The jobless figures “were a splash of cold water on the optimism in the market,” Caramaschi said in a telephone interview. The budget news “just anticipates spending cuts that are expected to happen.”
Rousseff estimates the benchmark interest rate may be reduced to 10.5 percent from 11 percent next week if the government shows its commitment to the 2012 fiscal target, Brasilia-based Correio Braziliense reported today, without saying how it obtained the information. Rousseff’s team sees room for borrowing costs to be lowered to 9 percent this year, the newspaper said.
The Finance Ministry declined to comment in an e-mailed statement.
Policy makers have cut the benchmark lending rate 150 basis points since August to 11 percent to shore up the economy. Traders are wagering the central bank will reduce the Selic rate to as low as 10 percent by May, interest-rate futures contracts show.

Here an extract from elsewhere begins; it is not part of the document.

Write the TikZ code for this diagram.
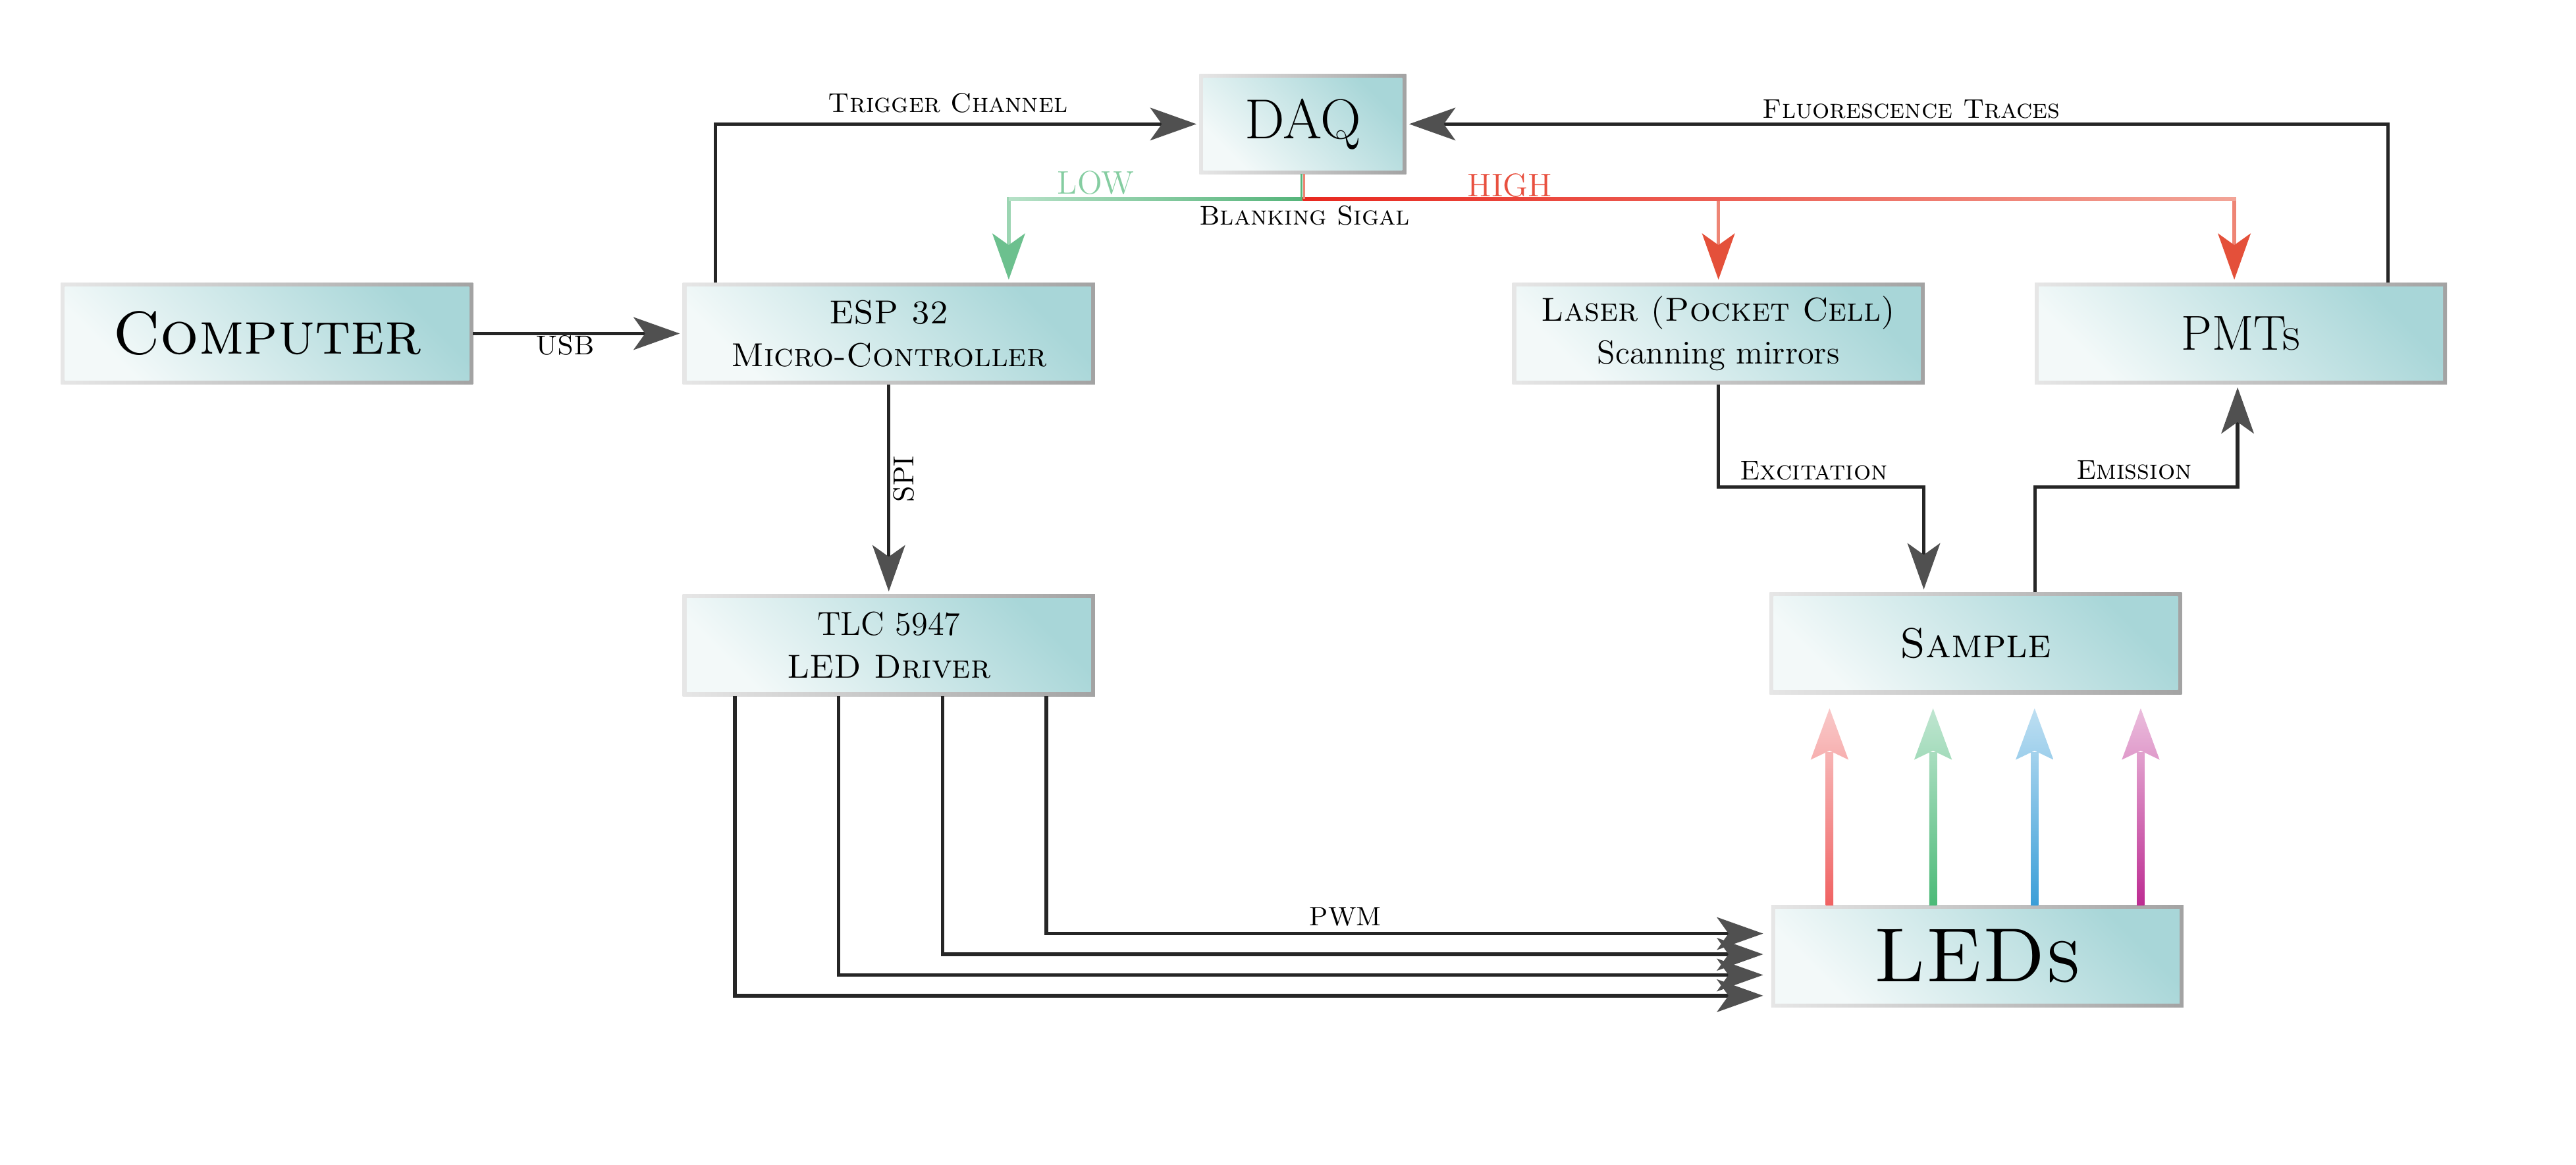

The budget report overshadowed data showing Brazil’s November retail sales rose 1.3 percent from October, surpassing the 0.4 percent median estimate of 29 analysts surveyed by Bloomberg. A 6.8 percent jump from a year earlier also exceeded estimates.
“An increase was already expected, but the pace of gains was stronger than anticipated,” Mauricio Nakahodo, senior economist at CM Capital Markets, said by phone from Sao Paulo.
The real gained with most other major and emerging-market currencies after Spain and Italy completed successful debt auctions and inflation in China cooled to a 15-month low, strengthening speculation the government will take steps to boost the economic growth of Brazil’s biggest trading partner.
“With the drop in inflation, there could be a reduction of reserve requirements in China,” Nakahodo said.